Ma première lecture du Journal dénoué remonte à l’été 1976. J’habitais alors Saint-Hyacinthe et c’est perdu au parc Casimir Dessaules que je le traversai, entre Gérard de Nerval et Antonin Artaud, J.R.R.Tolkien et Carlos Castañeda. Je crois bien que ce livre fut l’un de ceux qui me conduisirent le plus franchement à ce qui allait me permettre, non sans quelques incroyables ratés, d’accéder à la vie, c’est-à-dire à mes études en littérature. C’est pourquoi je lui conserve aujourd’hui encore tout mon respect, en autant que cela ait quelque sens s’agissant du récit de l’initiation qu’un homme se donne à l’idéal fou à travers les textes. Voilà qui explique mon émotion à le reprendre près de 30 ans plus tard.

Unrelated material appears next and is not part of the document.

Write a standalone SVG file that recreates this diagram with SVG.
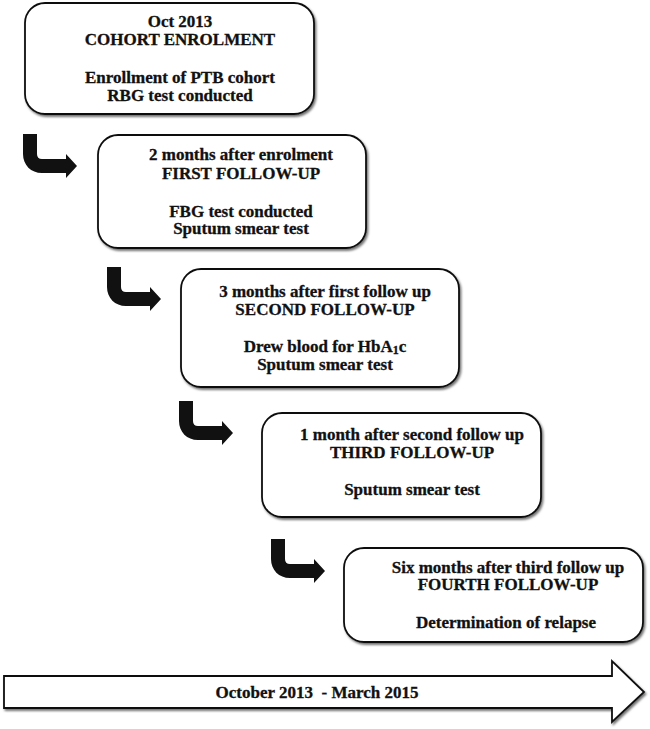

En fait, je viens de redécouvrir que nombre de ceux qui comptèrent parmi mes auteurs furent au départ ceux de Fernand Ouellette. Non pas que les André Suarès, Rainer Maria Rilke, Fédor Dostoïevski lui eussent appartenu en propre, loin de là. Ils sont le fait d’une génération. Mais la manière dont il soumit Henry Miller (il commença par Tropique du Capricorneet moi par Tropique du Cancer), Pierre Jean Jouve (un de mes premiers travaux universitaires porta sur En miroir), Léon Bloy, SSren Kierkegaard et Friedrich Novalis, entre autres, m’apparaît maintenant d’une telle intensité – on sait qu’elle irradie de François d’Assise – qu’il est presque grossier de réduire cette œuvre à l’Hexagone, quelle que soit l’importance de ce mouvement dans notre petite littérature. Ouellette, homme des cimes conjuguant très jeune illumination et action, inscrit en chaque mot le sens sanguin de l’extrême, la direction du tragique. Condamné à l’irrémédiable, au poids du surmoi, il tente de s’échapper par les cieux pour mieux retomber dans le corps. La musique aussi, celle de Mozart et de Varèse, l’ouvre à la luminosité, à la densité de l’humain, à sa violence et sa dignité, à sa hauteur et son ignominie.
Fernand Ouellette est le poète québécois qui me fit entrevoir, par son « histoire intérieure », siège de son mi-dire, manière d’énoncer la vérité, l’incandescence et la fébrilité, l’intensité de la langue et de la pensée lorsqu’elles se rencontrent dans la chair passionnée et translucide. De cela, je le remercie.